Я дал подписку о неразглашении. Но для того чтобы завести некое громкое расследование, система должна получить энное количество информации. Конечно, лестно, что кто-то может думать, что громкое расследование может начаться с того, что силовики взяли у хакеров какую-то информацию. Но это наивно.
— У вас есть данные, кто покупал информацию, были технические возможности это узнавать?
— Мы никогда не общались с покупателями и не интересовались дальнейшей судьбой данных. Я конечно, понимаю, что в моем положении говорить о репутации несколько нахально, но у нас всегда была репутация. Как мы утверждали, мы стирали проданную информацию. Мы ее действительно стирали.

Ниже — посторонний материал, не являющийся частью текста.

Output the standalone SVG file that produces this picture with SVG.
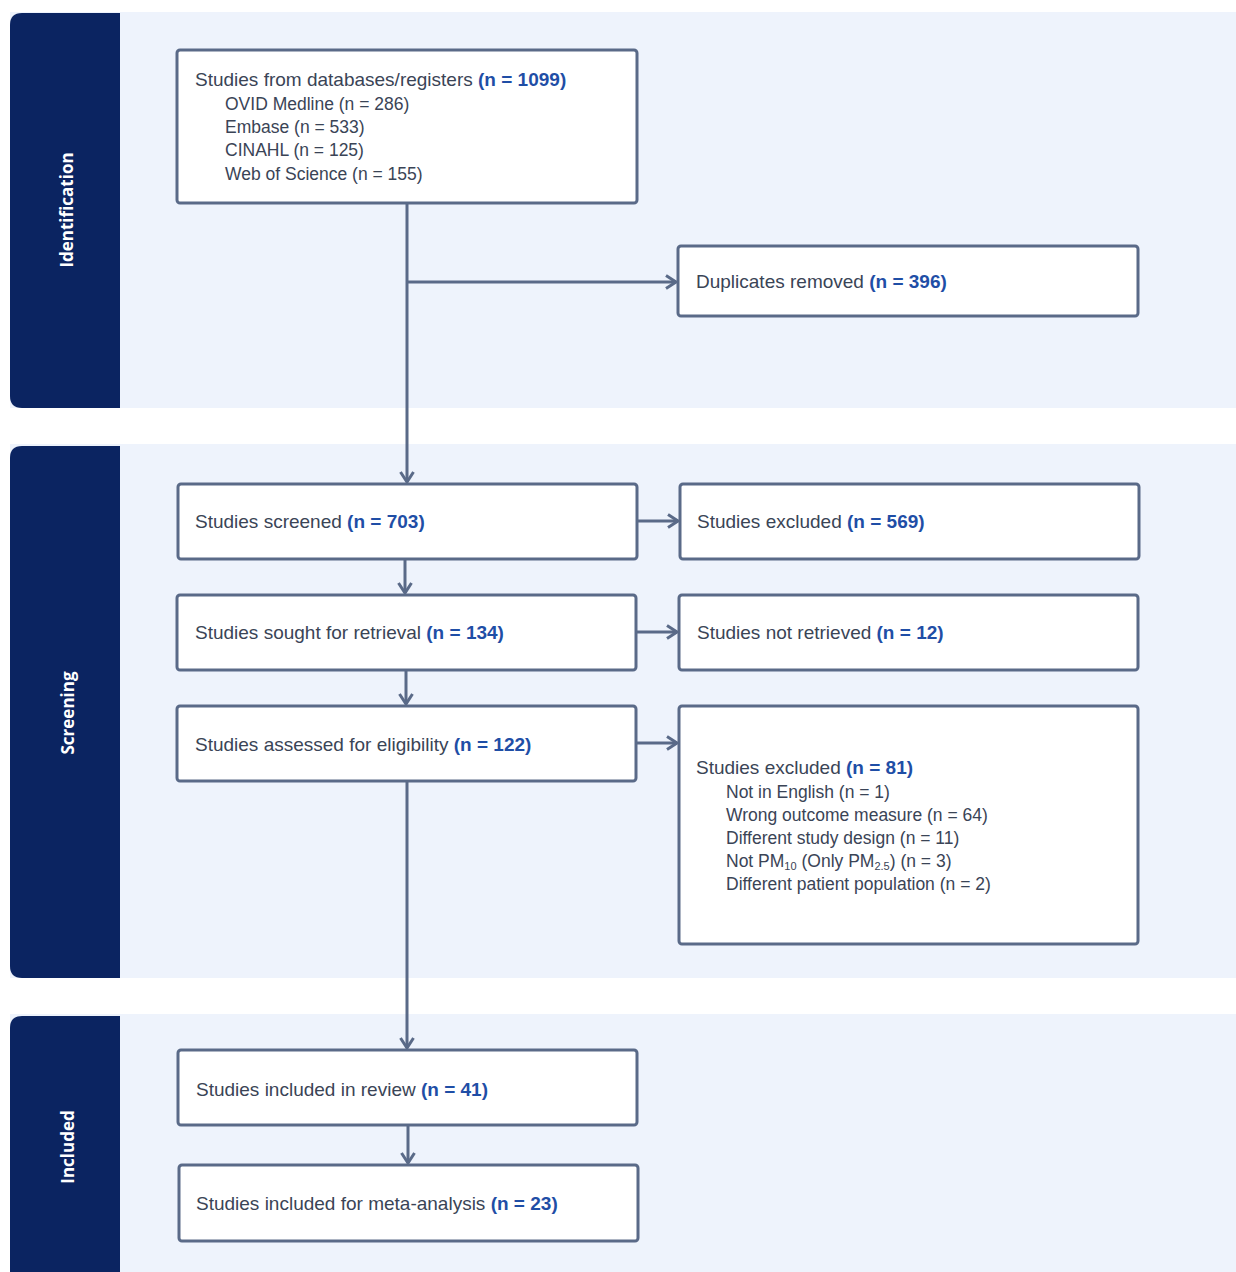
<svg xmlns="http://www.w3.org/2000/svg" width="1236" height="1272" viewBox="0 0 1236 1272">
<defs>
<style>
.band{fill:#eef3fc}
.side{fill:#0b2461}
.box{fill:#ffffff;stroke:#5a6a88;stroke-width:3}
.lbl{font-family:"Liberation Sans",Arial,sans-serif;font-size:19px;fill:#3a4456}
.sub{font-size:17.5px}
.n{font-weight:bold;fill:#1f4ea6}
.stage{font-family:"Open Sans","DejaVu Sans",sans-serif;font-size:17px;font-weight:bold;fill:#ffffff}
.conn{fill:none;stroke:#5a6a88;stroke-width:3}
</style>
<marker id="arr" viewBox="0 0 16 16" refX="14" refY="8" markerWidth="16" markerHeight="16" markerUnits="userSpaceOnUse" orient="auto">
<path d="M4,1.5 L14,8 L4,14.5" fill="none" stroke="#5a6a88" stroke-width="3"/>
</marker>
</defs>

<g id="bands">
<rect class="band" x="10" y="12" width="1226" height="396"/>
<rect class="band" x="10" y="444" width="1226" height="534"/>
<rect class="band" x="10" y="1014" width="1226" height="258"/>
</g>

<g id="stage-identification">
<path class="side" d="M22,13 H120 V408 H22 Q10,408 10,396 V25 Q10,13 22,13 Z"/>
<text class="stage" transform="translate(73,210) rotate(-90)" text-anchor="middle">Identification</text>
</g>
<g id="stage-screening">
<path class="side" d="M22,446 H120 V978 H22 Q10,978 10,966 V458 Q10,446 22,446 Z"/>
<text class="stage" transform="translate(74,713) rotate(-90)" text-anchor="middle">Screening</text>
</g>
<g id="stage-included">
<path class="side" d="M22,1016 H120 V1272 H10 V1028 Q10,1016 22,1016 Z"/>
<text class="stage" transform="translate(74,1147) rotate(-90)" text-anchor="middle">Included</text>
</g>

<g id="connectors">
<line class="conn" x1="407" y1="203" x2="407" y2="482" marker-end="url(#arr)"/>
<line class="conn" x1="407" y1="282" x2="676" y2="282" marker-end="url(#arr)"/>
<line class="conn" x1="637" y1="521" x2="678" y2="521" marker-end="url(#arr)"/>
<line class="conn" x1="405" y1="559" x2="405" y2="593" marker-end="url(#arr)"/>
<line class="conn" x1="636" y1="632" x2="677" y2="632" marker-end="url(#arr)"/>
<line class="conn" x1="406" y1="670" x2="406" y2="704" marker-end="url(#arr)"/>
<line class="conn" x1="636" y1="743" x2="677" y2="743" marker-end="url(#arr)"/>
<line class="conn" x1="407" y1="781" x2="407" y2="1048" marker-end="url(#arr)"/>
<line class="conn" x1="408" y1="1125" x2="408" y2="1163" marker-end="url(#arr)"/>
</g>

<g id="node-databases">
<rect class="box" x="177" y="50" width="460" height="153" rx="3"/>
<text class="lbl" x="195" y="86">Studies from databases/registers <tspan class="n">(n = 1099)</tspan></text>
<text class="lbl sub" x="225" y="110">OVID Medline (n = 286)</text>
<text class="lbl sub" x="225" y="133">Embase (n = 533)</text>
<text class="lbl sub" x="225" y="156">CINAHL (n = 125)</text>
<text class="lbl sub" x="225" y="180">Web of Science (n = 155)</text>
</g>

<g id="node-duplicates">
<rect class="box" x="678" y="246" width="460" height="70" rx="3"/>
<text class="lbl" x="696" y="288">Duplicates removed <tspan class="n">(n = 396)</tspan></text>
</g>

<g id="node-screened">
<rect class="box" x="178" y="484" width="459" height="75" rx="3"/>
<text class="lbl" x="195" y="528">Studies screened <tspan class="n">(n = 703)</tspan></text>
</g>

<g id="node-excluded-569">
<rect class="box" x="680" y="484" width="459" height="75" rx="3"/>
<text class="lbl" x="697" y="528">Studies excluded <tspan class="n">(n = 569)</tspan></text>
</g>

<g id="node-sought">
<rect class="box" x="177" y="595" width="459" height="75" rx="3"/>
<text class="lbl" x="195" y="639">Studies sought for retrieval <tspan class="n">(n = 134)</tspan></text>
</g>

<g id="node-not-retrieved">
<rect class="box" x="679" y="595" width="459" height="75" rx="3"/>
<text class="lbl" x="697" y="639">Studies not retrieved <tspan class="n">(n = 12)</tspan></text>
</g>

<g id="node-assessed">
<rect class="box" x="177" y="706" width="459" height="75" rx="3"/>
<text class="lbl" x="195" y="751">Studies assessed for eligibility <tspan class="n">(n = 122)</tspan></text>
</g>

<g id="node-excluded-81">
<rect class="box" x="679" y="706" width="459" height="238" rx="3"/>
<text class="lbl" x="696" y="774">Studies excluded <tspan class="n">(n = 81)</tspan></text>
<text class="lbl sub" x="726" y="798">Not in English (n = 1)</text>
<text class="lbl sub" x="726" y="821">Wrong outcome measure (n = 64)</text>
<text class="lbl sub" x="726" y="844">Different study design (n = 11)</text>
<text class="lbl sub" x="726" y="867">Not PM<tspan font-size="11" dy="3">10</tspan><tspan dy="-3"> (Only PM</tspan><tspan font-size="11" dy="3">2.5</tspan><tspan dy="-3">) (n = 3)</tspan></text>
<text class="lbl sub" x="726" y="890">Different patient population (n = 2)</text>
</g>

<g id="node-included-review">
<rect class="box" x="178" y="1050" width="459" height="75" rx="3"/>
<text class="lbl" x="196" y="1096">Studies included in review <tspan class="n">(n = 41)</tspan></text>
</g>

<g id="node-meta">
<rect class="box" x="179" y="1165" width="459" height="76" rx="3"/>
<text class="lbl" x="196" y="1210">Studies included for meta-analysis <tspan class="n">(n = 23)</tspan></text>
</g>
</svg>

— СМИ писали, что ваше дело связано с делом о госизмене против офицеров Центра информационной безопасности (ЦИБ) ФСБ. Начальника второго управления ЦИБ Сергея Михайлова называли вашим куратором.
— Когда я начал читать все это, понял, что журналистам нужно писать фантастические романы. Меня взяли в начале ноября, их взяли, как я знаю из газет, где-то в декабре, и об этом стало известно одновременно в конце января. В итоге нас связали. В какой-то момент Филина [Александра Филинова, арестованного по «делу «Шалтая-Болтая»] повезли в суд, у него была апелляция на арест, и в то же время узнали о том деле и начали все связывать. Но через две недели разрешилось, и разумные люди наконец поняли, что это абсолютно разные вещи. Я об этих людях узнал, находясь в «Лефортово». До этого я о них даже не слышал.
— У вас были связи с ФСБ?
— Нет, конечно.
— А с сотрудниками администрации президента?
— Перестаньте, откуда? У меня вообще ни с кем не было связей. Нет, были у меня какие-то связи личного характера с друзьями, но у меня нет друзей в этих структурах. Это структуры, где сидят небожители, вообще к ним не подойти.
— У вас есть версия, какая публикация привела к вашему аресту?
— После того как я вышел, я прочитал несколько версий и согласился сразу со всеми. Можно было за все рассердиться и нас попытаться найти с разных сторон.
— Как вас задерживали?
— Это было в России, в Пулково. Абсолютно корректно задержали, без заламывания рук. Подошли два вежливых человека, показали удостоверения, отвели в местное отделение полиции, после чего поехали сначала на Литейный, а потом в Москву, и все.
— Что произошло с «Анонимным интернационалом»?
— Группа перестала существовать.
— Вы поддерживаете связь с теми, кто остался на свободе?
— Нет. Во-первых, нет особого желания. Во-вторых, скорее всего, я для этих людей токсичен, они для меня токсичны. Было бы странно общаться. Потому что потом тебе будут задавать вопросы. Нужно понимать, что есть определенные границы приватности, за которыми приватность заканчивается. Если не верить в мое нежелание общаться, то можно поверить в здравый смысл.
— Александр Глазастиков остался на свободе. В октябре этого года он был заочно арестован. Обычно такое происходит, когда появляется новая информация, которая позволяет выйти в суд с ходатайством о заочном аресте.
— Мне кажется, что это скорее с процессуальными вещами связано, нежели с появлением чего-то нового. Просто, видимо, есть какой-то период между объявлением в розыск и заочным арестом. Но я тоже удивился.
— После того как вы освободились, вас вызывали на какие-то разговоры? У вас есть данные о том, как это дело сейчас продолжает расследоваться?
— Никто меня официально никуда не вызывал. А это нетрудно: телефон на мое имя зарегистрирован; то, что я нахожусь в Москве и в Питере, знает широкий круг людей.